Now, their world has gone another revolution, stopping at Atlantic City, New Jersey's legendary Steel Pier in 1933. How they arrived at this particular point in time is anyone's guess, but the finger of suspicion seems to be wagging in the direction of the man in the director's seat. Ellis got his biggest hit out of that era with his She Loves Me revival and he even tossed his version of William Inge's 1950's-vintage Picnic into that chicken-in-every-pot 1930's. "I think I'm emotionally connected to that period," Ellis allows. "It was a time when the emotion was right on the sleeve. The stakes were high, and the wants were enormous. People were really out there, trying to survive, becoming stronger in the process. I always find that kind of drive very theatrical."

Once they decided to do a nosedive into The Depression, the creators hit the reference books. "We researched heavily with the Time-Life era books," recalls Ebb. "There was a chapter on marathons, and we thought, 'How about that?' I love dancing. It's been much missed in recent musicals. That's one reason Chicago was so well-received: You were really seeing dancing and music. I want you to leave the theatre with that old-fashioned feeling you used to get from a good musical when you walked out humming something."

Certainly, he and his composing partner have gone into overtime trying to concoct the hummable. "It's an incredibly music-driven show," concedes book-writer Thompson, who has his work cut out for him, quick-sketching characters into place. "There's about ten minutes in the show where the orchestra won't be playing. Either the book's underscored or it goes in and out of the songs."

Chief among these marathon contestants dancing their way to hopefully solvent Brave New Worlds is Rita, a role specifically tailored to Ziemba. "It was a great time to be a heroine," she says, "and I think audiences of today can relate to her like, 'Go, girl!' She's a life force, and people love her because of that. There are a lot of things that go on in her life that bring her down, just like anybody, and she has to be a survivor to come through it."

In Thompson's view Rita is presented "as a woman who learns, in the course of the play, she has the ability to make a choice." Her moral dilemma takes the form of the men in her life Mick, the opportunistic marathon emcee to whom she is secretly wedded (Gregory Harrison), and Bill, a fair-haired aviator to whom she is momentarily partnered in "This Dance of Life" (Daniel McDonald).

"I love the idea of looking at a very American story, starting from a very American place where you have a hero who represents this idea an optimism that things can happen and you also have somebody like Mick, the other side of that character," says Thompson. "They come from that same source The American Dream going awry and The American Dream that's still alive."
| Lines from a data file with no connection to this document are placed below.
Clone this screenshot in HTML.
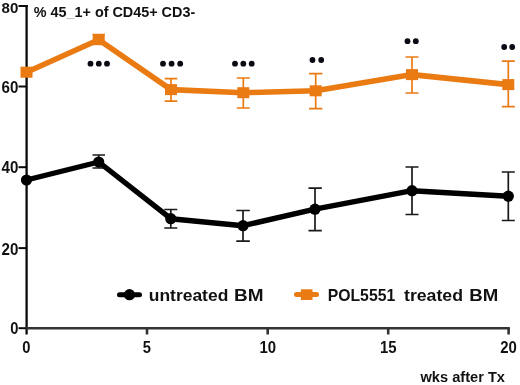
<!DOCTYPE html>
<html>
<head>
<meta charset="utf-8">
<title>Chart</title>
<style>
html,body{margin:0;padding:0;background:#fff;}
body{width:520px;height:385px;overflow:hidden;}
svg{display:block;filter:blur(0.45px);}
text{font-family:"Liberation Sans",sans-serif;font-weight:bold;fill:#111;}
</style>
</head>
<body>
<svg width="520" height="385" viewBox="0 0 520 385">
<rect width="520" height="385" fill="#fff"/>

<!-- axes -->
<g stroke="#0a0a0a" stroke-width="2.3" fill="none">
  <line x1="26.6" y1="5" x2="26.6" y2="334.5"/>
  <line x1="18.5" y1="6" x2="27.7" y2="6" stroke-width="2"/>
  <line x1="18.5" y1="86.5" x2="26" y2="86.5" stroke-width="2"/>
  <line x1="18.5" y1="167.2" x2="26" y2="167.2" stroke-width="2"/>
  <line x1="18.5" y1="248.1" x2="26" y2="248.1" stroke-width="2"/>
  <line x1="18.5" y1="328.2" x2="26" y2="328.2" stroke-width="2"/>
</g>
<g stroke="#333" stroke-width="2.6" fill="none">
  <line x1="26" y1="328.2" x2="509.8" y2="328.2"/>
  <line x1="147" y1="328" x2="147" y2="334.5"/>
  <line x1="267.7" y1="328" x2="267.7" y2="334.5"/>
  <line x1="388.2" y1="328" x2="388.2" y2="334.5"/>
  <line x1="508.6" y1="328" x2="508.6" y2="334.5"/>
</g>

<!-- y labels -->
<g font-size="16">
  <text x="1.6" y="13.3" font-size="15.2" textLength="16.8" lengthAdjust="spacingAndGlyphs">80</text>
  <text x="1.6" y="92.7" textLength="16.8" lengthAdjust="spacingAndGlyphs">60</text>
  <text x="1.6" y="173.2" textLength="16.8" lengthAdjust="spacingAndGlyphs">40</text>
  <text x="1.6" y="255" textLength="16.8" lengthAdjust="spacingAndGlyphs">20</text>
  <text x="10.2" y="334.2" textLength="8.2" lengthAdjust="spacingAndGlyphs">0</text>
</g>
<!-- x labels -->
<g font-size="16" lengthAdjust="spacingAndGlyphs">
  <text x="22.2" y="352.9" textLength="8.2" lengthAdjust="spacingAndGlyphs">0</text>
  <text x="142.8" y="352.9" textLength="8.2" lengthAdjust="spacingAndGlyphs">5</text>
  <text x="259.4" y="352.9" textLength="16.6" lengthAdjust="spacingAndGlyphs">10</text>
  <text x="379.9" y="352.9" textLength="16.6" lengthAdjust="spacingAndGlyphs">15</text>
  <text x="500.2" y="352.9" textLength="16.6" lengthAdjust="spacingAndGlyphs">20</text>
</g>

<!-- title -->
<text x="33.7" y="16.6" font-size="15" textLength="161.5" lengthAdjust="spacingAndGlyphs">% 45<tspan fill="#999">_</tspan>1+ of CD45+ CD3-</text>
<text x="420.5" y="381.9" font-size="15" textLength="84.5" lengthAdjust="spacingAndGlyphs">wks after Tx</text>

<!-- orange error bars -->
<g stroke="#ea7a12" stroke-width="1.7" fill="none">
  <path d="M98.7 34.5V44.5M92.5 34.5H105"/>
  <path d="M171 78.7V101.2M164.7 78.7H177.3M164.7 101.2H177.3"/>
  <path d="M243.3 78V108M236.8 78H249.8M236.8 108H249.8"/>
  <path d="M315.7 73.7V108.7M309 73.7H322.4M309 108.7H322.4"/>
  <path d="M412 57V93M405.5 57H418.5M405.5 93H418.5"/>
  <path d="M508.3 61.2V106.7M501.8 61.2H514.8M501.8 106.7H514.8"/>
</g>
<!-- orange line -->
<polyline points="26.5,72.2 98.7,39.7 171,89.6 243.3,92.7 315.7,90.8 412,74.6 508.3,84.6" fill="none" stroke="#ea7a12" stroke-width="5.6" stroke-linejoin="round" stroke-linecap="round"/>
<g fill="#ea7a12">
  <rect x="20.5" y="66.7" width="12" height="11"/>
  <rect x="92.7" y="34.2" width="12" height="11"/>
  <rect x="165.0" y="84.1" width="12" height="11"/>
  <rect x="237.3" y="87.2" width="12" height="11"/>
  <rect x="309.7" y="85.3" width="12" height="11"/>
  <rect x="406.0" y="69.1" width="12" height="11"/>
  <rect x="502.3" y="79.1" width="12" height="11"/>
</g>

<!-- black error bars -->
<g stroke="#1a1a1a" stroke-width="1.7" fill="none">
  <path d="M98.7 155V168M92.5 155H105M92.5 168H105"/>
  <path d="M170.8 209.5V228M164.3 209.5H177.3M164.3 228H177.3"/>
  <path d="M243 210.5V241.2M236.3 210.5H249.8M236.3 241.2H249.8"/>
  <path d="M315 188.2V230.7M308.5 188.2H321.8M308.5 230.7H321.8"/>
  <path d="M412 167V214.5M405.5 167H418.5M405.5 214.5H418.5"/>
  <path d="M508.3 172V220.5M501.8 172H514.8M501.8 220.5H514.8"/>
</g>
<!-- black line -->
<polyline points="26.5,180 98.7,162 170.8,218.7 243,225.7 315,209.2 412,190.7 508.3,196.2" fill="none" stroke="#000" stroke-width="5.4" stroke-linejoin="round" stroke-linecap="round"/>
<g fill="#000">
  <circle cx="26.5" cy="180" r="5.6"/>
  <circle cx="98.7" cy="162" r="5.6"/>
  <circle cx="170.8" cy="218.7" r="5.6"/>
  <circle cx="243" cy="225.7" r="5.6"/>
  <circle cx="315" cy="209.2" r="5.6"/>
  <circle cx="412" cy="190.7" r="5.6"/>
  <circle cx="508.3" cy="196.2" r="5.6"/>
</g>

<!-- significance dots -->
<g fill="#0a0a14">
  <circle cx="90.5" cy="63.7" r="2.9"/><circle cx="98.8" cy="63.7" r="2.9"/><circle cx="107" cy="63.7" r="2.9"/>
  <circle cx="163" cy="63.7" r="2.9"/><circle cx="171.6" cy="63.7" r="2.9"/><circle cx="180.2" cy="63.7" r="2.9"/>
  <circle cx="235" cy="63.7" r="2.9"/><circle cx="243.3" cy="63.7" r="2.9"/><circle cx="251.7" cy="63.7" r="2.9"/>
  <circle cx="312.5" cy="60" r="2.9"/><circle cx="321.2" cy="60" r="2.9"/>
  <circle cx="407.5" cy="41.2" r="2.9"/><circle cx="415.8" cy="41.2" r="2.9"/>
  <circle cx="504.2" cy="47" r="2.9"/><circle cx="512.2" cy="47" r="2.9"/>
</g>

<!-- legend -->
<line x1="119.5" y1="294.7" x2="139.5" y2="294.7" stroke="#000" stroke-width="5" stroke-linecap="round"/>
<circle cx="129.5" cy="294.7" r="5.6" fill="#000"/>
<text x="148.8" y="300.6" font-size="16.5" textLength="79.5" lengthAdjust="spacingAndGlyphs">untreated</text>
<text x="234" y="300.6" font-size="16.5" textLength="29.5" lengthAdjust="spacingAndGlyphs">BM</text>
<line x1="296.5" y1="294.6" x2="316.5" y2="294.6" stroke="#ea7a12" stroke-width="5" stroke-linecap="round"/>
<rect x="300.9" y="289.3" width="11.6" height="10.7" fill="#ea7a12"/>
<text x="327.7" y="300.6" font-size="16.5" textLength="67.5" lengthAdjust="spacingAndGlyphs">POL5551</text>
<text x="404" y="300.6" font-size="16.5" textLength="59" lengthAdjust="spacingAndGlyphs">treated</text>
<text x="469.3" y="300.6" font-size="16.5" textLength="29" lengthAdjust="spacingAndGlyphs">BM</text>
</svg>
</body>
</html>
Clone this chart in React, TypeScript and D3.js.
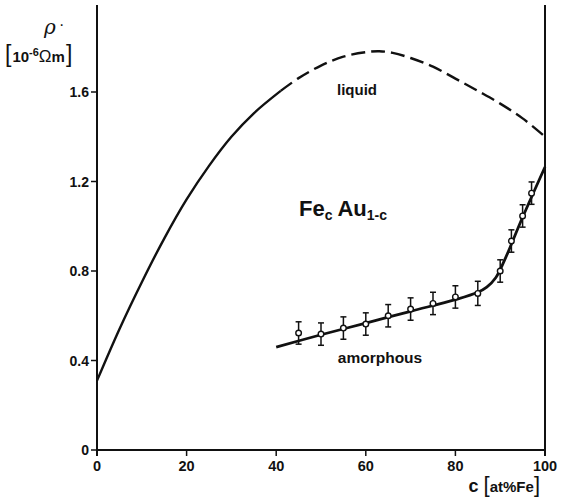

Others in the running/dancing are a blowzy, bossy, been-around Debra Monk and a wiry, winning-obsessed Blum. He got to the race via vaudeville; she arrived from the kitchen. Originally a logging-camp cook, Monk's character started rustling up grub for marathons after her whole forest burned down. "Then," she says, "she saw how much money the winners were making and said, 'Hell, I'm a dancer. I'll do this instead.' She loves to show off. She's got stamina. She's a tough broad, a born survivor." Blum sees his character as an extension (one generation later) of the hard-nosed hoofer he just finished playing in Show Boat "a real snappy song-and-dance man," says Blum. "Vaudeville is dying, so now he's doing marathons. He's like the know-it-all of marathons, telling everybody what it's like in real show business."

There is, in the Steel Pier company, at least one eyewitness to this bygone time and place, an impressionably young, wide-eyed witness and composer Kander has been scouring his home for photographic proof: a yellowed snapshot showing him, at age six, being dangled over the waves by his grandparents.

"It's funny," he muses, "some things in your childhood you have total recall, and some things you can't remember at all. I'll never forget that place. It really was elegant. Men got dressed up to walk on the boardwalk. You wore a tie and jacket. Paul Whiteman had a casino there, and Isham Jones was playing in our hotel. And there were two piers. One was the Million-Dollar Pier where you'd go for ordinary entertainment. On special occasions you'd go to the Steel Pier, which was very tony and glamorous. It had three movies going and a circus, and there was dancing at night. The memory of that is still with me. So when we started working on this, the whole thing had a resonance for me."